Eng an ein Stout gekuschelt saß ich an der Theke und beobachtete, wie der Heinz in seiner Ecke in Papieren kramte.
„Steuererklärung?“
„Zettelwirtschaft; muss meine Deckel bei Mellie glattmachen.“
„Und reicht’s?“
„Klar. Ab morgen kann ich ja wieder anschreiben lassen. Trotzdem sollte ich mir ein neues Geschäftsmodell suchen.“
Münze für Münze zählte er Geld auf den Tisch. „Kollege, was hieltest Du denn zum Beispiel von der Gründung einer radikalen Interessengemeinschaft?“
„Links- oder rechtsradikal?“
„Oh, zur Zeit ist mir sehr nach Recht und Ordnung.“
„Rechtsradikaler Straßenmob, Aktivisten für Gerechtigkeit, Todesstrafe und gegen Ausländer oder bloß Vordenker für die deutsche Leitkultur?“
„Ich nehme den Aktivisten, Straßenkampf ist mir zu anstrengend.
Und während ich die Todesstrafe für Kleinstvergehen und Parkplätze nur für Deutsche fordere, könntest Du mich unterstützen, indem Du ein paar Drohbriefe herumschickst und ein, zwei Hetzaufrufe im Internet startest.“
„Ja und ich könnte auch versuchen..., wie heißt unsere Familienministerin?“
„Eva Braun?“
Ich sah auf die Uhr: „Um die Zeit wohl eher deren Enkelin. Jedenfalls setzt sie sich sehr dafür ein, dass rechts bleibt, was rechts ist. Ich könnte ihr die Schirmherrschaft andienen. Als Rechte müssten wir ihr ja nicht mal versichern, das Grundgesetz zu respektieren.“
„Gute Idee. Kurz darauf werde ich dann beim Verfassungsschutz vorstellig und biete mich als V-Mann für unsere Bewegung an.
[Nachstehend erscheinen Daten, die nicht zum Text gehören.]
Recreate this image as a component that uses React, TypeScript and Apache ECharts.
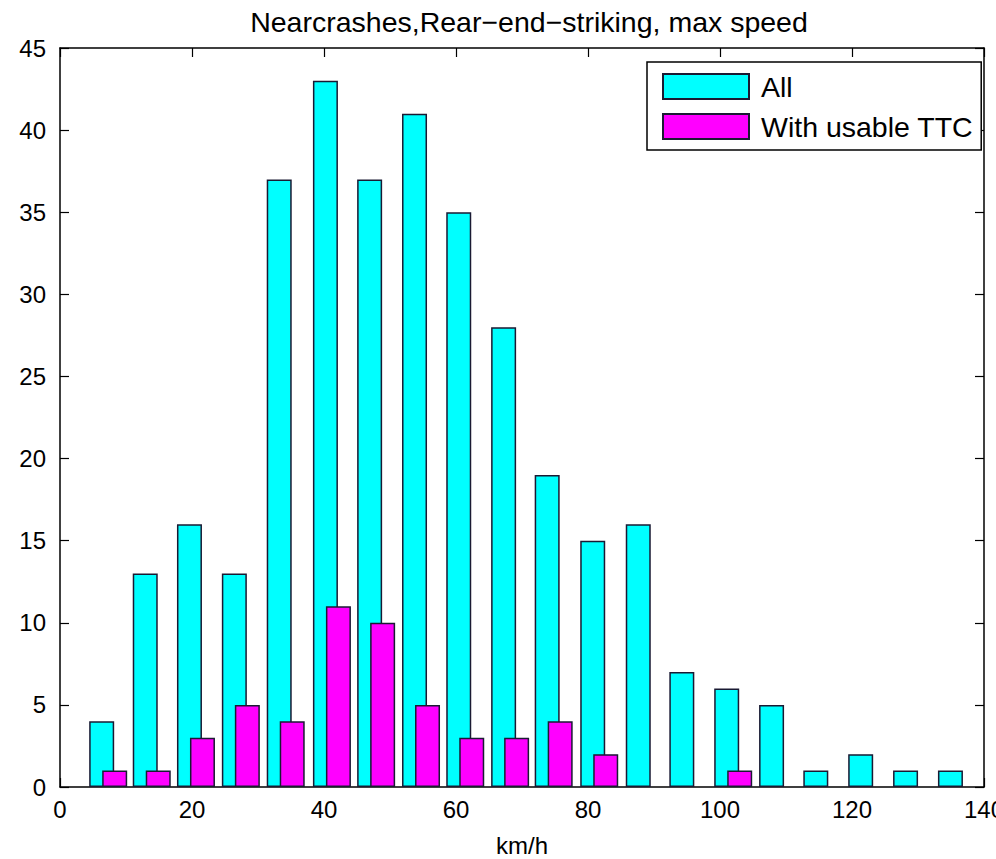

Gegen ordentliche Bezahlung versteht sich.“
„Meinst Du, die zahlen genug für uns beide?“
„Sicher. Bei den Tarifen, die die für nicht überprüfbare Informationen bieten.“ Der Heinz warf einen letzten, traurigen Blick in sein Portemonnaie und steckte es weg.
„Mellie, es reicht noch für einen Korn Hausmarke. Und ich würde gern ‚Money for nothing’ hören.“
Dire Straits?“ kam es vom Tresen zurück.
Ich nickte sacht und beschloss bei dem Gedanken an die Leere, die den Heinz grad angestarrt hatte, meinen Job vorsichtshalber doch noch nicht zu kündigen.